Bulk SMS Marketing 2026: Dead Channel or the Most Misunderstood Growth Weapon?
For years, bulk SMS marketing has been written off as “old-school.”
Too simple. Too basic. Too cheap to matter.
And yet, in 2026, SMS quietly continues to do what most modern channels struggle with:
Get read. Get noticed. Get action.
The problem isn’t SMS.
The problem is how brands use SMS.
In 2026, bulk SMS marketing isn’t dying.
It’s evolving—and exposing lazy marketing in the process.
1. The Myth: “SMS Is Outdated”
Let’s start with the uncomfortable truth.
Every year, marketers declare SMS irrelevant.
Every year, open rates remain unmatched.
Why?
Because SMS is not competing with social feeds, algorithms, or ad fatigue.
It lives in the most personal digital space—the inbox that never goes ignored.
In 2026:
- Attention is fragmented
- Feeds are overcrowded
- Ads are skipped instinctively
But SMS still delivers direct access.
What’s outdated is not SMS.
What’s outdated is broadcast thinking.
2. Bulk SMS Is No Longer About Volume. It’s About Precision
In the past, bulk SMS meant:
“Send one message to one million users.”
In 2026, that approach is a liability.
Modern bulk SMS marketing is built on:
- Segmentation
- Timing
- Context
- Intent
- Consent
The brands winning with SMS are not sending more messages.
They are sending fewer, smarter, better-timed messages.
Bulk SMS is shifting from:
Mass communication → Intelligent distribution
And this shift separates brands from spammers instantly.
3. SMS Is Becoming a Trigger, Not a Destination
In 2026, SMS rarely works alone.
It works best as:
- A nudge
- A reminder
- A trigger
- A fallback
- A trust signal
The smartest brands use SMS to:
- Re-activate dormant users
- Push time-sensitive alerts
- Support paid campaigns
- Drive users into conversations
- Complete unfinished journeys
SMS doesn’t need to do everything.
It needs to do the right thing at the right moment.

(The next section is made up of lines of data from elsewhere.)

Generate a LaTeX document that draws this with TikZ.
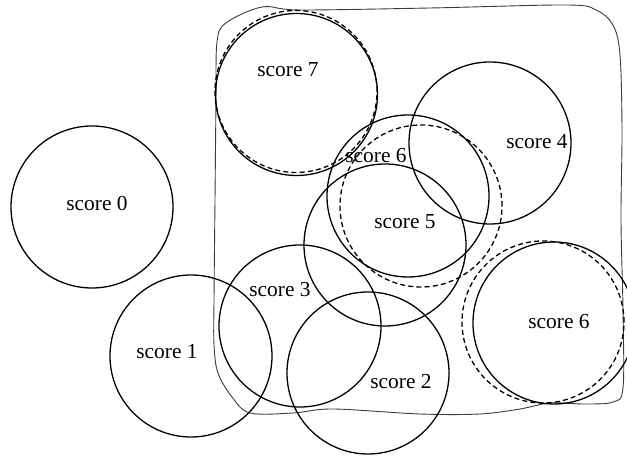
\documentclass[tikz,border=0pt]{standalone}
\usepackage{fontspec}
\setmainfont{Liberation Serif}
\usepackage{tikz}
\usetikzlibrary{shapes.geometric, positioning}
\definecolor{ScoreInk}{RGB}{0, 0, 0}
\definecolor{ScoreFrame}{RGB}{60, 60, 60}

\tikzset{
  ring/.style={circle, draw=ScoreInk, line width=0.65pt, minimum size=81pt, inner sep=0pt},
  ghost/.style={ring, dash pattern=on 2.5pt off 1.6pt},
  scorelbl/.style={inner sep=0pt, font=\fontsize{10.7}{12}\selectfont, text=ScoreInk},
  frame/.style={draw=ScoreFrame, line width=0.45pt}
}

\begin{document}
\begin{tikzpicture}[x=0.5pt,y=-0.5pt]
  \path[use as bounding box] (0,0) rectangle (627,458);
  \draw[frame] plot[smooth cycle, tension=0.55] coordinates {
    (214,300) (215,200) (216,100) (217,42) (226,23) (262,7) (300,10)
    (430,8) (567,5) (596,10) (613,25) (620,55) (622,130) (621,220)
    (623,310) (623,388) (613,402) (585,404) (550,403) (520,409)
    (480,414) (420,414) (333,409) (293,413) (250,413) (232,397)
    (218,373) (214,345)
  };
  \foreach \n/\x/\y in {0/92/207, 1/191/356, 2/368/373, 3/300/326,
                        4/490/143, 5/385/245, 6a/408/196, 6b/554/323, 7/296.5/94.5}{
    \node[ring] (c\n) at (\x,\y) {};
  }
  \foreach \n/\x/\y in {6a/421/206, 6b/543/322, 7/296/91.5}{
    \node[ghost] (d\n) at (\x,\y) {};
  }
  \node[scorelbl] (t0) at (97,203) {score 0};
  \node[scorelbl] (t1) at (167,352) {score 1};
  \node[scorelbl] (t2) at (401,382) {score 2};
  \node[scorelbl] (t3) at (280,290) {score 3};
  \node[scorelbl] (t4) at (537,142) {score 4};
  \node[scorelbl] (t5) at (405,222) {score 5};
  \node[scorelbl] (t6a) at (376,156) {score 6};
  \node[scorelbl] (t6b) at (559,322) {score 6};
  \node[scorelbl] (t7) at (288,70) {score 7};
\end{tikzpicture}
\end{document}
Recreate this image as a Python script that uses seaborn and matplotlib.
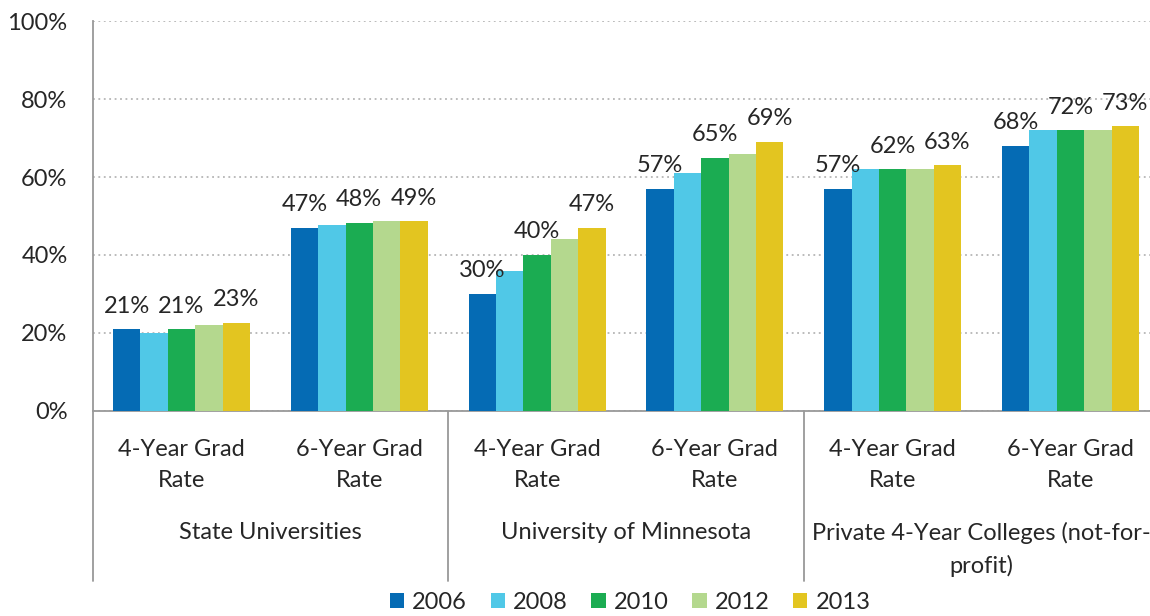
import pandas as pd
import numpy as np
import matplotlib
matplotlib.use("Agg")
import matplotlib.pyplot as plt
import matplotlib.transforms as mtransforms
from matplotlib.patches import Patch
import seaborn as sns

# data
years = ['2006', '2008', '2010', '2012', '2013']
colors = ['#056BB4', '#50C8E7', '#1BAC52', '#B4D88E', '#E3C520']
sectors = ['State Universities', 'University of Minnesota',
           'Private 4-Year Colleges (not-for-\nprofit)']
measures = ['4-Year Grad\nRate', '6-Year Grad\nRate']
rate_2006 = [21, 47, 30, 57, 57, 68]
rate_2008 = [20, 47.8, 36, 61, 62, 72]
rate_2010 = [21, 48.3, 40, 65, 62, 72]
rate_2012 = [22, 48.8, 44, 66, 62, 72]
rate_2013 = [22.6, 48.6, 47, 69, 63, 73]
labeled_years = ['2006', '2010', '2013']

series = [rate_2006, rate_2008, rate_2010, rate_2012, rate_2013]
cats = [f'{s}|{m}' for s in sectors for m in measures]
rows = []
for y, vals in zip(years, series):
    for c, v in zip(cats, vals):
        rows.append({'cat': c, 'year': y, 'rate': v})
df = pd.DataFrame(rows)

sns.set_style('white')
plt.rcParams['font.family'] = ['Lato', 'DejaVu Sans']
fs = 17

fig = plt.figure(figsize=(11.5, 6.16), dpi=100)
ax = fig.add_axes([0.0805, 0.3328, 0.9277, 0.6331])

sns.barplot(data=df, x='cat', y='rate', hue='year', order=cats, hue_order=years,
            palette=colors, width=0.77, gap=0, saturation=1, legend=False,
            ax=ax, zorder=3, edgecolor='none')

ax.set_ylim(0, 100)
ax.set_xlim(-0.5, 5.5)
ax.set_yticks(range(0, 101, 20))
ax.set_yticklabels([f'{t}%' for t in range(0, 101, 20)], fontsize=fs)
ax.set_xticks(range(6))
ax.set_xticklabels([])
ax.set_xlabel('')
ax.set_ylabel('')
ax.tick_params(axis='both', direction='in', length=6, color='#999999', width=1.2)
ax.tick_params(axis='y', pad=18)
ax.yaxis.grid(True, linestyle=(0, (1, 2)), color='#b5b5b5', lw=1.3, zorder=0)
for s in ['top', 'right']:
    ax.spines[s].set_visible(False)
for s in ['left', 'bottom']:
    ax.spines[s].set_color('#999999')
    ax.spines[s].set_linewidth(1.3)

# value labels on selected years
for y, cont in zip(years, ax.containers):
    vals = [b.get_height() for b in cont]
    labels = [f'{v:.0f}%' if y in labeled_years else '' for v in vals]
    ax.bar_label(cont, labels=labels, padding=9, fontsize=fs)

# multi-level category axis
trans = mtransforms.blended_transform_factory(ax.transData, ax.transAxes)
for i in range(6):
    ax.text(i, -0.071, measures[i % 2], transform=trans, ha='center', va='top',
            fontsize=fs, linespacing=1.6)
for j, s in enumerate(sectors):
    ax.text(2 * j + 0.5, -0.285, s, transform=trans, ha='center', va='top',
            fontsize=fs, linespacing=1.6)
for xsep in [-0.5, 1.5, 3.5]:
    ax.plot([xsep, xsep], [0, -0.435], transform=trans, color='#999999',
            lw=1.3, clip_on=False)

handles = [Patch(facecolor=c, edgecolor='none', label=y) for y, c in zip(years, colors)]
fig.legend(handles=handles, loc='center', bbox_to_anchor=(0.548, 0.022), ncol=5,
           frameon=False, fontsize=fs, handlelength=0.6, handleheight=0.6,
           handletextpad=0.35, columnspacing=1.0, borderpad=0)

fig.savefig('out.png', dpi=100)
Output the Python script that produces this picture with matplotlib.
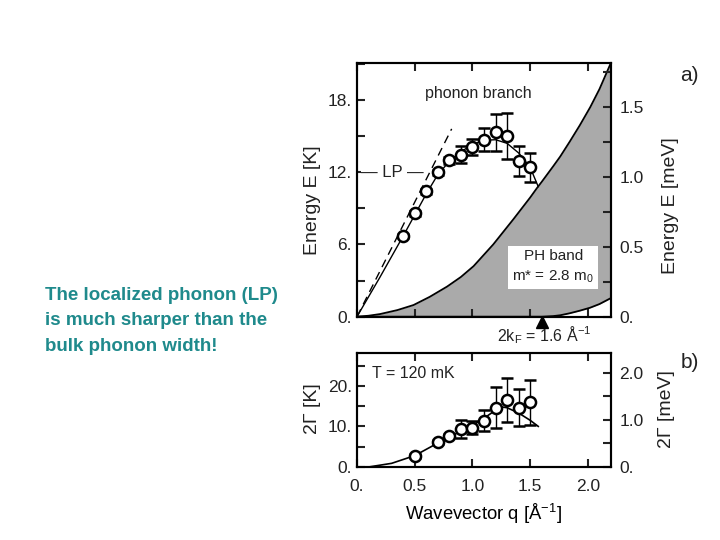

That’s where its real power lies.
4. Compliance Will Decide Who Survives
Bulk SMS marketing in 2026 is no longer forgiving.
Regulations, consent frameworks, and sender verification are tightening globally—and especially in markets like India.
The brands that will survive SMS in 2026:
- Respect opt-ins
- Follow template discipline
- Maintain sender credibility
- Align messaging with intent
- Treat compliance as strategy, not paperwork
Those who ignore this will not just lose delivery.
They will lose brand trust.
SMS is intimate.
Abuse is remembered.
5. Personalisation Moves Beyond “Hi, {Name}”
In 2026, personalization isn’t cosmetic.
It’s contextual.
High-performing SMS campaigns will personalize based on:
- Customer lifecycle stage
- Past actions
- Purchase history
- Geography
- Time relevance
- Business logic
The future of SMS is not “Dear Customer.”
It’s “This message exists only because of what you just did.”
That’s when SMS stops feeling promotional—and starts feeling useful.
6. Bulk SMS Will Be Judged by Business Impact, Not Delivery Reports
For years, SMS success was measured by:
- Delivered %
- Failed %
- DND counts
In 2026, that’s not enough.
Serious brands will evaluate SMS by:
- Conversion influence
- Speed of response
- Drop-off recovery
- Cost per action
- Revenue assisted by SMS
SMS will no longer be treated as a cost line.
It will be treated as a performance lever.
And that changes how it’s planned, written, and executed.
7. SMS Will Quietly Power Omnichannel Performance
Here’s the irony of 2026:
While marketers chase complex stacks, SMS becomes the glue.
It supports:
- Paid media retargeting
- WhatsApp conversations
- Email reminders
- App engagement
- Offline-to-online journeys
SMS doesn’t compete with new channels.
It strengthens them.
The brands that understand this won’t shout about SMS.
They’ll quietly use it to improve everything else.

The Real Bulk SMS Trend of 2026: Discipline
Bulk SMS marketing in 2026 rewards:
- Restraint over volume
- Relevance over reach
- Timing over frequency
- Intelligence over automation
- Trust over tricks
It punishes:
- Noise
- Laziness
- Poor targeting
- Non-compliance
- Short-term thinking
At MDS Digital Media, we believe bulk SMS is not a legacy channel.
It’s a precision tool—when used with intent, structure, and respect for the user.
2026 won’t kill SMS.
It will simply expose who never understood it in the first place.
And that distinction will matter more than ever.